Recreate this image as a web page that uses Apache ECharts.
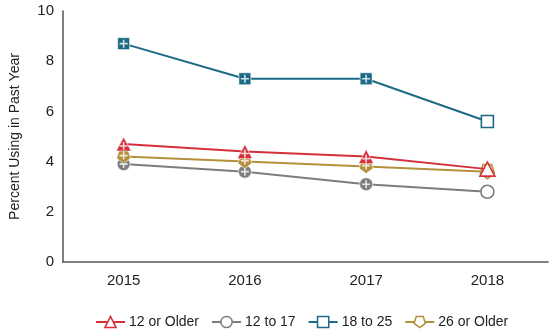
<!DOCTYPE html>
<html><head><meta charset="utf-8">
<script src="https://cdn.jsdelivr.net/npm/echarts@6/dist/echarts.min.js"></script>
<style>html,body{margin:0;padding:0;background:#fff}#c{width:555px;height:334px}</style>
</head><body><div id="c"></div>
<script>
const categories = ['2015','2016','2017','2018'];
const s12OrOlder = [4.7, 4.4, 4.2, 3.7];
const s12to17 = [3.9, 3.6, 3.1, 2.8];
const s18to25 = [8.7, 7.3, 7.3, 5.6];
const s26OrOlder = [4.2, 4.0, 3.8, 3.6];
const significant = [true, true, true, false];
const yTicks = [0, 2, 4, 6, 8, 10];

const FONT = '"Liberation Sans", Arial, sans-serif';
const pent = 'path://M1.9,0 L8.1,0 L10,5.9 L5,9.5 L0,5.9 Z';
const plus = 'path://M4,0h2v4h4v2h-4v4h-2v-4h-4v-2h4z';

const defs = [
  {name:'12 or Older', data:s12OrOlder, color:'#d3303a', symbol:'triangle', size:[15,14], plusOff:[0,2], z:5},
  {name:'12 to 17', data:s12to17, color:'#7d7d7f', symbol:'circle', size:13, plusOff:[0,0], z:2},
  {name:'18 to 25', data:s18to25, color:'#1d6a86', symbol:'rect', size:12, plusOff:[0,0], z:3},
  {name:'26 or Older', data:s26OrOlder, color:'#b48f3c', symbol:pent, size:[14,14], plusOff:[0,-1], z:4}
];

const series = [];
defs.forEach(d => {
  series.push({
    name:d.name, type:'line', data:d.data.map((v,i)=> significant[i]
      ? {value:v, itemStyle:{color:d.color, borderColor:'#fff', borderWidth:0.6}}
      : {value:v, itemStyle:{color:'#fff', borderColor:d.color, borderWidth:1.6}}),
    symbol:d.symbol, symbolSize:d.size, showAllSymbol:true, z:d.z,
    lineStyle:{color:d.color, width:2}, itemStyle:{color:d.color},
    emphasis:{disabled:true}, animation:false
  });
  series.push({
    name:d.name+' sig', type:'scatter', z:d.z,
    data:d.data.map((v,i)=> significant[i] ? v : null),
    symbol:plus, symbolSize:8, symbolOffset:d.plusOff, itemStyle:{color:'#fff'}, silent:true, animation:false
  });
});

const chart = echarts.init(document.getElementById('c'), null, {renderer:'canvas'});
chart.setOption({
  animation:false,
  grid:{left:60, right:7, top:11, bottom:72, containLabel:false},
  xAxis:{type:'category', data:categories, boundaryGap:true,
    axisLine:{lineStyle:{color:'#555', width:1.5}}, axisTick:{show:false},
    axisLabel:{color:'#222', fontSize:15, fontFamily:FONT, margin:11}},
  yAxis:{type:'value', min:yTicks[0], max:yTicks[yTicks.length-1], interval:2,
    name:'Percent Using in Past Year', nameLocation:'middle', nameGap:41,
    nameTextStyle:{color:'#222', fontSize:14, fontFamily:FONT},
    axisLine:{show:true, lineStyle:{color:'#555', width:1.5}}, axisTick:{show:false},
    splitLine:{show:false},
    axisLabel:{color:'#222', fontSize:15, fontFamily:FONT, margin:9}},
  legend:{top:310, left:90, itemWidth:29, itemHeight:14, itemGap:12,
    textStyle:{color:'#222', fontSize:14, fontFamily:FONT, padding:[0,0,0,-1]},
    data:defs.map(d=>({name:d.name, itemStyle:{color:'#fff', borderColor:d.color, borderWidth:1.5}}))},
  series:series
});
</script></body></html>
==========
:: What the task requires ::
Write out again every line above exactly as given; the pictures do not belong in the copy.

:: Completed task ::
Recreate this image as a web page that uses Apache ECharts.
<!DOCTYPE html>
<html><head><meta charset="utf-8">
<script src="https://cdn.jsdelivr.net/npm/echarts@6/dist/echarts.min.js"></script>
<style>html,body{margin:0;padding:0;background:#fff}#c{width:555px;height:334px}</style>
</head><body><div id="c"></div>
<script>
const categories = ['2015','2016','2017','2018'];
const s12OrOlder = [4.7, 4.4, 4.2, 3.7];
const s12to17 = [3.9, 3.6, 3.1, 2.8];
const s18to25 = [8.7, 7.3, 7.3, 5.6];
const s26OrOlder = [4.2, 4.0, 3.8, 3.6];
const significant = [true, true, true, false];
const yTicks = [0, 2, 4, 6, 8, 10];

const FONT = '"Liberation Sans", Arial, sans-serif';
const pent = 'path://M1.9,0 L8.1,0 L10,5.9 L5,9.5 L0,5.9 Z';
const plus = 'path://M4,0h2v4h4v2h-4v4h-2v-4h-4v-2h4z';

const defs = [
  {name:'12 or Older', data:s12OrOlder, color:'#d3303a', symbol:'triangle', size:[15,14], plusOff:[0,2], z:5},
  {name:'12 to 17', data:s12to17, color:'#7d7d7f', symbol:'circle', size:13, plusOff:[0,0], z:2},
  {name:'18 to 25', data:s18to25, color:'#1d6a86', symbol:'rect', size:12, plusOff:[0,0], z:3},
  {name:'26 or Older', data:s26OrOlder, color:'#b48f3c', symbol:pent, size:[14,14], plusOff:[0,-1], z:4}
];

const series = [];
defs.forEach(d => {
  series.push({
    name:d.name, type:'line', data:d.data.map((v,i)=> significant[i]
      ? {value:v, itemStyle:{color:d.color, borderColor:'#fff', borderWidth:0.6}}
      : {value:v, itemStyle:{color:'#fff', borderColor:d.color, borderWidth:1.6}}),
    symbol:d.symbol, symbolSize:d.size, showAllSymbol:true, z:d.z,
    lineStyle:{color:d.color, width:2}, itemStyle:{color:d.color},
    emphasis:{disabled:true}, animation:false
  });
  series.push({
    name:d.name+' sig', type:'scatter', z:d.z,
    data:d.data.map((v,i)=> significant[i] ? v : null),
    symbol:plus, symbolSize:8, symbolOffset:d.plusOff, itemStyle:{color:'#fff'}, silent:true, animation:false
  });
});

const chart = echarts.init(document.getElementById('c'), null, {renderer:'canvas'});
chart.setOption({
  animation:false,
  grid:{left:60, right:7, top:11, bottom:72, containLabel:false},
  xAxis:{type:'category', data:categories, boundaryGap:true,
    axisLine:{lineStyle:{color:'#555', width:1.5}}, axisTick:{show:false},
    axisLabel:{color:'#222', fontSize:15, fontFamily:FONT, margin:11}},
  yAxis:{type:'value', min:yTicks[0], max:yTicks[yTicks.length-1], interval:2,
    name:'Percent Using in Past Year', nameLocation:'middle', nameGap:41,
    nameTextStyle:{color:'#222', fontSize:14, fontFamily:FONT},
    axisLine:{show:true, lineStyle:{color:'#555', width:1.5}}, axisTick:{show:false},
    splitLine:{show:false},
    axisLabel:{color:'#222', fontSize:15, fontFamily:FONT, margin:9}},
  legend:{top:310, left:90, itemWidth:29, itemHeight:14, itemGap:12,
    textStyle:{color:'#222', fontSize:14, fontFamily:FONT, padding:[0,0,0,-1]},
    data:defs.map(d=>({name:d.name, itemStyle:{color:'#fff', borderColor:d.color, borderWidth:1.5}}))},
  series:series
});
</script></body></html>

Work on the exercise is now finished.